“Living through is important even you need special care”
Today’s story teller is an author [W:Anna Ogino].
In the story she wrote about her father who is unable to eat and the beautiful Japanese garden she saw.
“My father just got a new ‘part’ on his stomach.”
It’s called percutaneous endoscopic gastrostomy tube (PEG tube) and placed into a patient to feed semi-liquid food.
It was really hard when she found that he couldn’t go on without the tube.
“Whether he ‘dares to do it’ or not, naturally it’s a tough question but in his case, he clearly knew what he wanted to do.
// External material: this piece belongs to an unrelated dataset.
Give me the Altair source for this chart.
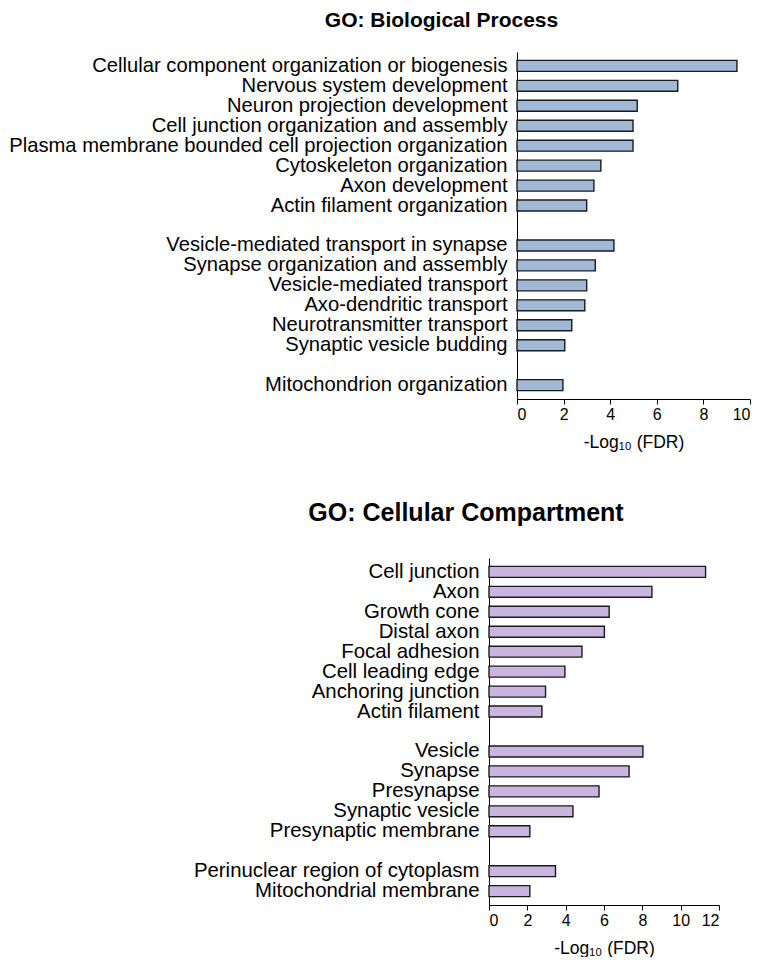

I explained why he needed it and asked ‘you want the tiny thing?’ and he nodded ‘of course’.”
She was relieved to hear his mind but still felt hesitation.
The idea that “when one can’t take nutrition through mouth, it’s end of one’s natural term of existence” spurred her anguish.
When she was having such hard time, she had a chance to visit a Japanese garden, where she was inspired by pine trees.
The garden is famous for old pine trees, and many of them have splints and some are patched band aid like sheets made of straws.
“Whenever I anguish, I remember the scene. The treatments for the pine trees are like canes, pacemakers or PEG tubes for humans. Unlike European geometric gardens, Japanese gardens regard nature as important, but still, they are supported by human work.”
To her, the long-living beautiful pine trees overlapped her father.
Her hope now is to toast to her father with Champagne after he leave the hospital; although he will have it through the tube.